NEW YORK — Although the cry for a rule banning hits to the head was the focus of the recent National Hockey League general manager’s meetings, other rules were proposed that were designed to improve the game and, most notably, the fan experience.
Perhaps the most controversial rule proposed was to restrict the changing of line combinations during the season.
The proposed rule change would limit teams from changing established line combinations, barring injury, to no more than six different line combinations for each of their forward lines and defensive pairings.
Constant changing of line combinations by NHL head coaches has been a frequent complaint by fans across the league for many years.
“Our fans have told us that they are sick and tired of constantly having to figure out who’s playing with whom on a given night,” said NHL Commissioner Gary Bettman. “We monitor the media and web sites dealing with all of our teams, we’ve talked directly with fans and this is the most frequent complaint we see and hear across the league. We’ve heard our fans loud and clear. They’re fed up. Now we’re trying to come up with something to address this issue.”
“Our players seem to like the idea as well,” added Bettman. “They get used to playing with certain teammates, they instinctively know their linemates’ habits, etc. We think it could improve our game immensely.”
To the surprise of many observers, a large majority of general managers agreed to implement the rule on a trial basis during the 2010-11 NHL season.
“I have to admit, the constant line changes do bog things down, both for fans and for our players,” said Toronto Maple Leafs general manager Brian Burke. “I’m very, very concerned that this will take away a lot of the flexibility teams need to compete on any given night, but I’m all for experimenting with it for one season.”
“I don’t care much for it, but what the hell, give it a chance for a season,” said Los Angeles Kings President/General Manager Dean Lombardi. “It just might work. If it only causes minor problems, all teams would have the same problems so it would be fair and equal, and if it improves the game overall and puts more butts in seats, why not give it a shot?”
But head coaches railed against the idea.
“This proposed rule will tie our hands and take away the coaches’ ability to put his personnel in the best position to win a game,” said Detroit Red Wings head coach Mike Babcock. “This will be detrimental to the teams and to the game.”
“Bad, bad idea,” said Phoenix Coyotes head coach Dave Tippett. “Coaches need to have the final say regarding what happens on the ice in terms of their personnel on any given night. This will prevent us from doing our jobs properly and to the best of our abilities.”

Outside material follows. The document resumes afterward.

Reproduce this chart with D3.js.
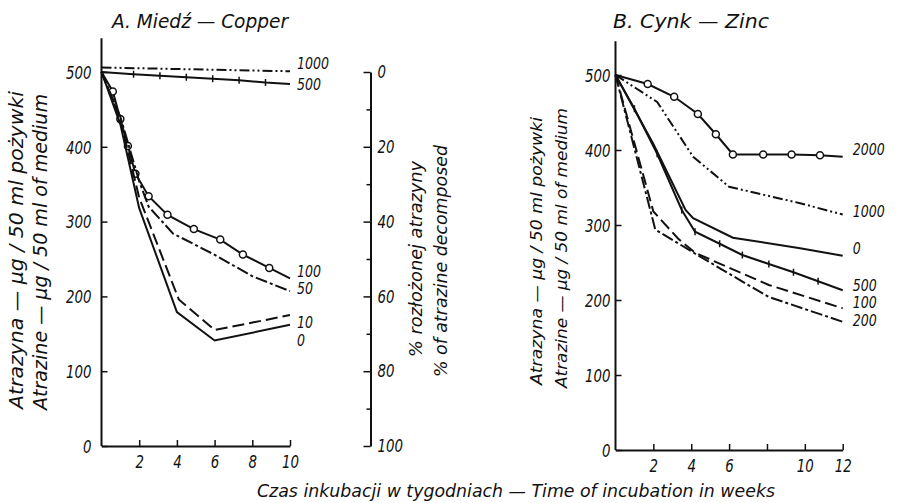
<!DOCTYPE html>
<html>
<head>
<meta charset="utf-8">
<script src="https://cdn.jsdelivr.net/npm/d3@7"></script>
<style>
body { margin: 0; background: #fff; }
text { font-family: "Liberation Sans Narrow", "DejaVu Sans Condensed", sans-serif; font-style: italic; fill: #111; }
</style>
</head>
<body>
<svg id="chart" width="897" height="503"></svg>
<script>
// atrazine left (µg / 50 ml) against weeks of incubation
// A. copper
var cu1000 = [[0, 506], [10, 501]];
var cu500 = [[0, 500], [1.7, 497], [3.1, 495], [4.5, 493], [5.9, 491], [7.3, 489], [8.7, 486], [10, 484]];
var cu100 = [[0, 500], [0.6, 474], [1.0, 437], [1.4, 401], [1.8, 364], [2.5, 334], [3.5, 309], [4.9, 290], [6.3, 276], [7.5, 256], [8.9, 238], [10, 224]];
var cu50 = [[0, 500], [1, 440], [2, 354], [2.5, 320], [3.8, 284], [5.9, 257], [8, 227], [10, 207]];
var cu10 = [[0, 500], [1, 436], [2, 332], [4.1, 196], [6, 155], [10, 175]];
var cu0 = [[0, 500], [1, 430], [2, 318], [4, 179], [6, 141], [10, 162]];
var cuLabels = ["1000", "500", "100", "50", "10", "0"];

// B. zinc
var zn2000 = [[0, 500], [1.7, 488], [3.1, 471], [4.35, 448], [5.3, 421], [6.2, 394], [7.8, 394], [9.3, 394], [10.8, 393], [12, 391]];
var zn1000 = [[0, 500], [2.2, 464], [4.1, 391], [6, 351], [9.75, 329], [12, 314]];
var zn0 = [[0, 500], [2, 408], [3.7, 320], [4.1, 309], [6.2, 283], [9.75, 269], [12, 259]];
var zn500 = [[0, 500], [1, 455], [2.2, 395], [3.5, 320], [4.2, 291], [5.5, 275], [6.7, 260], [8.1, 248], [9.4, 237], [10.7, 225], [12, 213]];
var zn100 = [[0, 500], [2, 318], [3.3, 282], [4.2, 263], [6, 243], [8.1, 220], [12, 189]];
var zn200 = [[0, 500], [2.1, 294], [4, 265], [6, 235], [8.1, 204], [12, 171]];
var znLabels = ["2000", "1000", "0", "500", "100", "200"];

var yTicks = [0, 100, 200, 300, 400, 500];
var pctTicks = [0, 20, 40, 60, 80, 100];
var cuWeekTicks = [2, 4, 6, 8, 10];
var znWeekTicks = [2, 4, 6, 8, 10, 12];
var znWeekShown = [2, 4, 6, 10, 12];

var svg = d3.select("#chart");
svg.append("rect").attr("width", 897).attr("height", 503).attr("fill", "#fff");

var xA = d3.scaleLinear().domain([0, 10]).range([101.5, 290]);
var yA = d3.scaleLinear().domain([0, 500]).range([446, 72]);
var pct = d3.scaleLinear().domain([0, 100]).range([yA(500), yA(0)]);
var xB = d3.scaleLinear().domain([0, 12]).range([615.5, 842.7]);
var yB = d3.scaleLinear().domain([0, 500]).range([450, 75]);

var dashDotDot = "10,3,2,3,2,3", dashDot = "12,3,3,3", dashed = "12,5";

// narrow the digits a little, the original uses a condensed face
function narrow(sel, w) {
  sel.attr("textLength", function () { return this.textContent.length * w || null; })
    .attr("lengthAdjust", "spacingAndGlyphs");
}

function panel(x, y, series, labels, xticks, xshown, top) {
  var g = svg.append("g");
  // y axis
  var ya = g.append("g").attr("transform", "translate(" + x(0) + ",0)")
    .call(d3.axisLeft(y).tickValues(yTicks).tickSizeInner(-6).tickSizeOuter(0).tickPadding(top.pad));
  ya.select(".domain").remove();
  ya.selectAll("line").attr("stroke", "#111").attr("stroke-width", 1.5);
  ya.selectAll("text").attr("font-size", 18).attr("fill", "#111").attr("dy", "0.35em").call(narrow, 8.5);
  g.append("line").attr("x1", x(0)).attr("x2", x(0)).attr("y1", y(0)).attr("y2", y(top.v))
    .attr("stroke", "#111").attr("stroke-width", 2);
  // x axis
  var xa = g.append("g").attr("transform", "translate(0," + y(0) + ")")
    .call(d3.axisBottom(x).tickValues(xticks).tickSizeInner(-6).tickSizeOuter(0).tickPadding(9)
      .tickFormat(function (d) { return xshown.indexOf(d) >= 0 ? d : ""; }));
  xa.select(".domain").attr("stroke", "#111").attr("stroke-width", 2);
  xa.selectAll("line").attr("stroke", "#111").attr("stroke-width", 1.5);
  xa.selectAll("text").attr("font-size", 18).attr("fill", "#111").call(narrow, 8.5);

  var line = d3.line().x(function (d) { return x(d[0]); }).y(function (d) { return y(d[1]); });
  series.forEach(function (s, i) {
    g.append("path").attr("d", line(s.data)).attr("fill", "none").attr("stroke", "#111")
      .attr("stroke-width", 2).attr("stroke-dasharray", s.dash || null);
    var inner = s.data.slice(1, -1);
    if (s.mark === "circle") {
      g.selectAll(null).data(inner).enter().append("circle")
        .attr("cx", function (d) { return x(d[0]); }).attr("cy", function (d) { return y(d[1]); })
        .attr("r", 3.5).attr("fill", "#fff").attr("stroke", "#111").attr("stroke-width", 1.5);
    }
    if (s.mark === "plus") {
      g.selectAll(null).data(inner).enter().append("path")
        .attr("d", function (d) { return "M" + x(d[0]) + "," + (y(d[1]) - 3.5) + "v7"; })
        .attr("stroke", "#111").attr("stroke-width", 1.5);
    }
    var last = s.data[s.data.length - 1];
    g.append("text").attr("x", x(last[0]) + top.lx).attr("y", y(last[1]) + s.dy)
      .attr("dy", "0.35em").attr("font-size", 15).text(labels[i]).call(narrow, 8);
  });
  return g;
}

panel(xA, yA, [
  { data: cu1000, dash: dashDotDot, dy: -8 },
  { data: cu500, mark: "plus", dy: 1 },
  { data: cu100, mark: "circle", dy: -7 },
  { data: cu50, dash: dashDot, dy: -2 },
  { data: cu10, dash: dashed, dy: 8 },
  { data: cu0, dy: 16 }
], cuLabels, cuWeekTicks, cuWeekTicks, { v: 545, pad: 10, lx: 7 });

panel(xB, yB, [
  { data: zn2000, mark: "circle", dy: -7 },
  { data: zn1000, dash: dashDotDot, dy: -3 },
  { data: zn0, dy: -7 },
  { data: zn500, mark: "plus", dy: -5 },
  { data: zn100, dash: dashed, dy: -6 },
  { data: zn200, dash: dashDot, dy: -1 }
], znLabels, znWeekTicks, znWeekShown, { v: 545, pad: 5, lx: 10 });

// percent decomposed axis for panel A
var pa = svg.append("g").attr("transform", "translate(370.5,0)")
  .call(d3.axisRight(pct).tickValues(pctTicks).tickSizeInner(-7).tickSizeOuter(0).tickPadding(7));
pa.select(".domain").attr("stroke", "#111").attr("stroke-width", 2);
pa.selectAll("line").attr("stroke", "#111").attr("stroke-width", 1.5);
pa.selectAll("text").attr("font-size", 18).attr("fill", "#111").call(narrow, 8.5);
svg.append("g").attr("transform", "translate(370.5,0)")
  .call(d3.axisRight(pct).tickValues([10, 30, 50, 70, 90]).tickSizeInner(-4).tickSizeOuter(0).tickFormat(""))
  .call(function (g) { g.select(".domain").remove(); g.selectAll("line").attr("stroke", "#111").attr("stroke-width", 1.5); });

// titles and axis names
svg.append("text").attr("x", 112).attr("y", 28).attr("font-size", 20).attr("textLength", 176)
  .attr("lengthAdjust", "spacingAndGlyphs").text("A. Miedź — Copper");
svg.append("text").attr("x", 613).attr("y", 28).attr("font-size", 20).attr("textLength", 156)
  .attr("lengthAdjust", "spacingAndGlyphs").text("B. Cynk — Zinc");
svg.append("text").attr("x", 257).attr("y", 497).attr("font-size", 18).attr("textLength", 518)
  .attr("lengthAdjust", "spacingAndGlyphs").text("Czas inkubacji w tygodniach — Time of incubation in weeks");

function vlabel(cx, cy, len, size, txt) {
  svg.append("text").attr("transform", "translate(" + cx + "," + cy + ") rotate(-90)")
    .attr("text-anchor", "middle").attr("dy", "0.35em").attr("font-size", size)
    .attr("textLength", len).attr("lengthAdjust", "spacingAndGlyphs").text(txt);
}
vlabel(16, 250, 318, 19, "Atrazyna — µg / 50 ml pożywki");
vlabel(40, 252, 316, 19, "Atrazine — µg / 50 ml of medium");
vlabel(536, 251, 268, 16, "Atrazyna — µg / 50 ml pożywki");
vlabel(561, 248, 280, 16, "Atrazine — µg / 50 ml of medium");
vlabel(416, 259, 196, 17, "% rozłożonej atrazyny");
vlabel(441, 261, 232, 17, "% of atrazine decomposed");
</script>
</body>
</html>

“Coaches generally are the ones who have the best read on who’s playing well, who isn’t and who should be put together on a line or defensive pair,” added Tippett. “And that changes frequently. We should not be bound and gagged by a silly rule like this just because the fans don’t like particular line combinations or that they change.”

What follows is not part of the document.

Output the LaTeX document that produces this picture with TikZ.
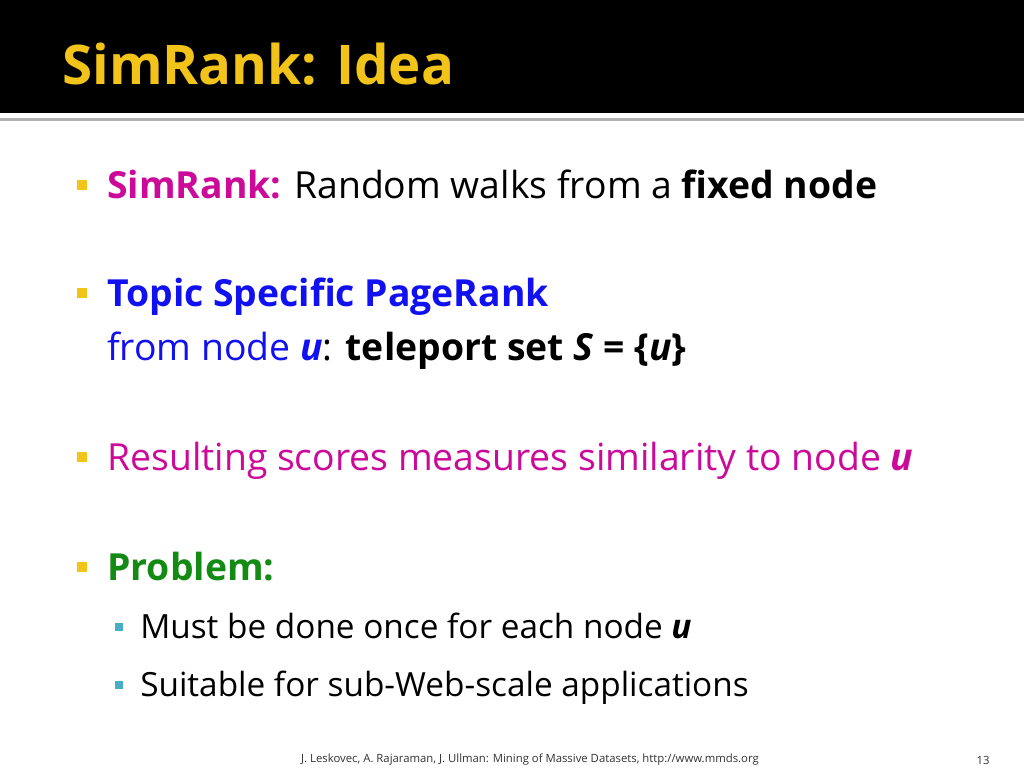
\documentclass[tikz,border=0pt]{standalone}
\usepackage{fontspec}
\setmainfont{Open Sans}
\definecolor{gold}{HTML}{F2C318}
\definecolor{pink}{HTML}{CC0A99}
\definecolor{topicblue}{HTML}{1010F0}
\definecolor{probgreen}{HTML}{138A13}
\definecolor{teal}{HTML}{4BACC6}
\tikzset{
  body/.style={anchor=base west, inner sep=0pt, font=\fontsize{28}{33}\selectfont},
  subbody/.style={anchor=base west, inner sep=0pt, font=\fontsize{25}{30}\selectfont},
  bullet/.style={fill=gold, minimum size=7.5pt, inner sep=0pt},
  subbullet/.style={fill=teal, minimum size=6.5pt, inner sep=0pt}
}
\begin{document}
\begin{tikzpicture}[x=0.75pt, y=-0.75pt]
\useasboundingbox (0,0) rectangle (1024,768);
\fill[white] (0,0) rectangle (1024,768);
% header band
\fill[black] (0,0) rectangle (1024,113);
\fill[gray!60] (0,118) rectangle (1024,121);
\node[anchor=base west, inner sep=0pt, text=gold, font=\bfseries\fontsize{41}{48}\selectfont] (title) at (62,84) {SimRank: Idea};

% bullets
\node[bullet] (b1) at (82,185) {};
\node[body] (t1) at (107,198) {\textbf{\textcolor{pink}{SimRank:}} Random walks from a \textbf{fixed node}};

\node[bullet] (b2) at (82,293) {};
\node[body, text=topicblue] (t2) at (107,306) {\textbf{Topic Specific PageRank}};
\node[body] (t3) at (107,360) {\textcolor{topicblue}{from node \textbf{\textit{u}}}: \textbf{teleport set \textit{S} = \{\textit{u}\}}};

\node[bullet] (b3) at (82,457) {};
\node[body, text=pink] (t4) at (107,470) {Resulting scores measures similarity to node \textbf{\textit{u}}};

\node[bullet] (b4) at (82,567) {};
\node[body, text=probgreen] (t5) at (107,580) {\textbf{Problem:}};

\node[subbullet] (s1) at (119,627) {};
\node[subbody] (t6) at (140,638) {Must be done once for each node \textbf{\textit{u}}};
\node[subbullet] (s2) at (119,685) {};
\node[subbody] (t7) at (140,696) {Suitable for sub-Web-scale applications};

% footer
\node[inner sep=0pt, font=\fontsize{8.5}{10}\selectfont, text=black!80] (foot) at (530,760) {J. Leskovec, A. Rajaraman, J. Ullman: Mining of Massive Datasets, http://www.mmds.org};
\node[inner sep=0pt, font=\fontsize{8.5}{10}\selectfont, text=black!80] (page) at (983,760) {13};
\end{tikzpicture}
\end{document}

But a few head coaches welcomed the proposal.
“Let’s give it a try,” said Kings head coach Terry Murray. “I’m constantly changing up my line combinations. This could make our jobs a lot easier. It would be one less thing to worry about and we can concentrate on more important ways to improve our team.”

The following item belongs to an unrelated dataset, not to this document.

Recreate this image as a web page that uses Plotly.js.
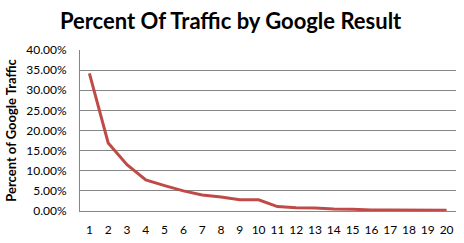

The next step for the proposed rule is the NHL’s Competition Committee, which must also approve.
“I’m not all that thrilled with it, to be honest,” said Kings right wing Jeff Halpern, a member of the committee. “I think it could take away flexibility teams need in terms of their personnel, but then again, I’m probably the wrong person to ask, since I’m generally not a first or second-line player. It usually doesn’t matter who I’m playing with.”
“That said, maybe we should give it a try and see if it works,” added Halpern. “If it makes the game better, I’d be all for it.”
If the Competition Committee approves, the National Hockey League Players Association and the NHL Board of Governors must also approve it before the rule change goes into effect.
Both bodies are expected to go along with the proposed rule for the 2010-11 season. The league and the NHLPA will then evaluate its effects at the end of the season and decide if they want to adopt it permanently during the 2011 off-season.
Tippett had one final thought for the league and their fans about the proposal.
“Here’s some food for thought,” he said. “No offense to our great fans, but fans are fans. We shouldn’t be acceding to their every desire, every whim, especially when they don’t know all that’s going on, like in this particular case, simply because they’re screaming about it.”
“If they always knew what was best on the ice, they’d be playing or coaching in this league, and they aren’t.”
Food for thought, indeed. Even more food for thought is the fact that this news came out on April 1.
If you haven’t already figured it out, this is an April Fools Day gag story, a tradition I started long, long ago over on the Online Kingdom and it continues here on Frozen Royalty. Nothing stated above is true and the quotes attributed to people mentioned in this story are fabricated. My apologies to Gary Bettman, Brian Burke, Dean Lombardi, Mike Babcock, Dave Tippett, Terry Murray, Jeff Halpern, the NHL, Toronto Maple Leafs, Detroit Red Wings, Phoenix Coyotes, Los Angeles Kings, the NHLPA, the NHL Competition Committee, and anyone else who may be directly or indirectly affected by this story. No malice was intended. This was nothing more than an attempt at satire/humor on April Fools Day.